A 1ª Guerra Mundial e o mapa-múndi, um século depois
03/08/2014
- Opinión
Em quatro anos, de 28 de julho de 1914 a 11 de novembro de 1918, quatro impérios europeus desapareceram, inaugurou-se o primeiro regime comunista de longa duração, e novos países surgiram na Europa e no Oeste da Ásia. Nem nas Grandes Navegações, nem na queda do Império Romano, na independência das colônias americanas, nem mesmo no desmoronamento dos regimes comunistas europeus a geopolítica do globo sofreu tantas modificações.

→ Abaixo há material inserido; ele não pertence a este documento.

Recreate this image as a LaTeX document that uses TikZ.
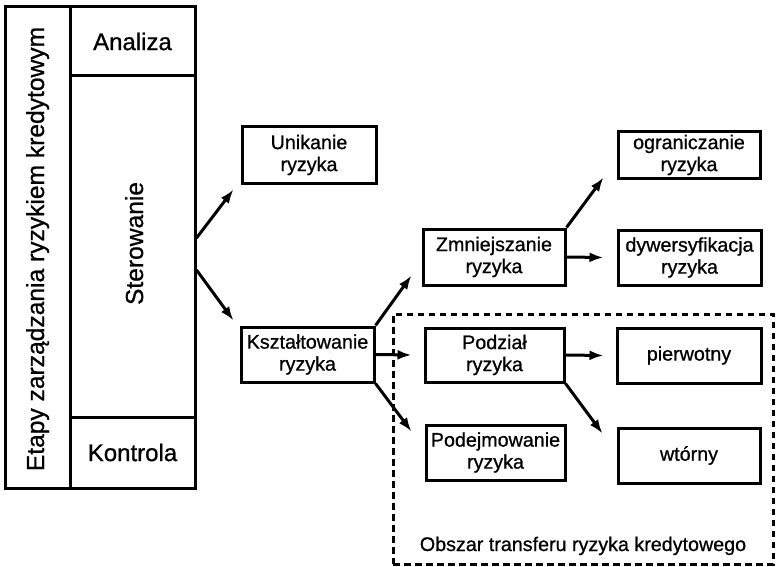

O Império Alemão, recém criado, cedeu espaço para a República, mais tarde conhecida como a de Weimar. O Império Russo desmoronou diante da Revolução de 1917, que desembocou na futura União Soviética, a partir de 1922. O Império Austro-Húngaro se desfez, dando lugar a países como a Áustria, a Hungria, a futura Iugoslávia e a Tchecoeslováquia. No noroeste surgiam a Finlândia, e os países do Báltico, Letônia, Lituânia e Estônia. A Polônia renasceu como país independente. A Turquia emergiu do ex-Império Otomano, além de outros países no Oriente Médio.
Uma outra mudança deu-se no cenário da própria guerra. Quando esta começou, predominou o descompasso entre uma geração antiga de oficiais e estrategistas, formados no século 19, e o armamento moderno de que dispunham, fruto dos avanços tecnológicos deflagrados a partir da Segunda Revolução Industrial. O resultado desta lacuna foi a elevação em escala geométrica da matança de militares nos campos de batalha.
Cargas de cavalaria e de infantaria eram continuamente jogadas contra armamentos de extermínio em massa, como artilharia pesada, metralhadoras, morteiros, granadas e fuzis de longo alcance, além de blindados mais para o fim da guerra. Aviões foram usados pela primeira vez em larga escala, além couraçados e submarinos no mar. Foram mobilizados 70 milhões de soldados, 60 milhões só na Europa. Morreram 9 milhões de militares, 15 milhões foram gravemente feridos e 7 milhões ficaram com algum tipo de incapacidade física permanente.
O número de mortos provocou o enterro de milhares de soldados sem identificação, o que consolidou a imagem do “soldado desconhecido”, hoje homenageado com monumentos especiais em muitas capitais da Europa.
Mais para o final da guerra, sobretudo com a entrada dos Estados Unidos no conflito, em 1917, uma nova geração de militares e estrategistas começou a substituir a antiga. Nem por isso a mortandade diminuiu. Nas frentes de batalha e entre a população civil grassavam doenças causadas pelas péssimas condições de saúde e pela desnutrição. A Alemanha perdeu 15% de sua população, a França, 10%. Eclodiram revoltas socialistas em diferentes países; na Rússia, bem sucedida, na Alemanha mal sucedida, com a emergência de movimentos paramilitares que mais tarde levariam à organização de grupos nazistas como a SS e os SA.
Outras mudanças também aconteceram: pela primeira vez as tropas, nas trincheiras, foram maciçamente alimentadas com alimentos em conserva. A paisagem urbana se alterava substancialmente, com o surgimento da indústria automobilística e alterações na construção civil e nos transportes, com a introdução da eletricidade em larga escala e o desenvolvimento do sistema ferroviário e dos metrôs nas cidades, como em Londres, Paris, Berlim e também na América, como em Nova York e em Buenos Aires.
Nas artes, desenvolveram-se os movimentos de vanguarda, em geral associados a luta pacifista. Levas de artistas procuraram países neutros, como a Suíça, que se tornaram focos de movimentos como o Dadaísmo, e de renovação teatral. Cafés povoados por artistas de vanguarda coabitavam na mesma rua com a moradia de Lenine no exílio, em Genebra ou Berna, antes que este retornasse definitivamente à Rússia para liderar a revolução bolchevique.
A Primeira Guerra Mundial arrebentou com muitos dos alicerces do universo mental do século 19, fazendo emergir a dissolução dos estilos artísticos tradicionais – denunciados como “acadêmicos” e “conservadores” – além de uma politização geral do universo intelectual, que levaria tanto a movimentos subversivos da ordem gramatical ou pictórica – também impulsionados pelo cinema – como aos grandes realismos do século 20, da Rússia aos Estados Unidos, sem perder de vista a América Latina e o Brasil.
A Segunda Guerra se caracterizou pela barbárie do nazismo; a Primeira, pela magna estupidez dos nacionalismos imperialistas da Europa, embora ao seu término o dos Estados Unidos já fosse uma presença em escala mundial. Mas também durante seu curso, e como reação a sua forma de barbárie, consolidou-se o movimento pacifista e de solidariedade internacional como bandeira de esquerda – coisa de que o mundo de hoje carece demais.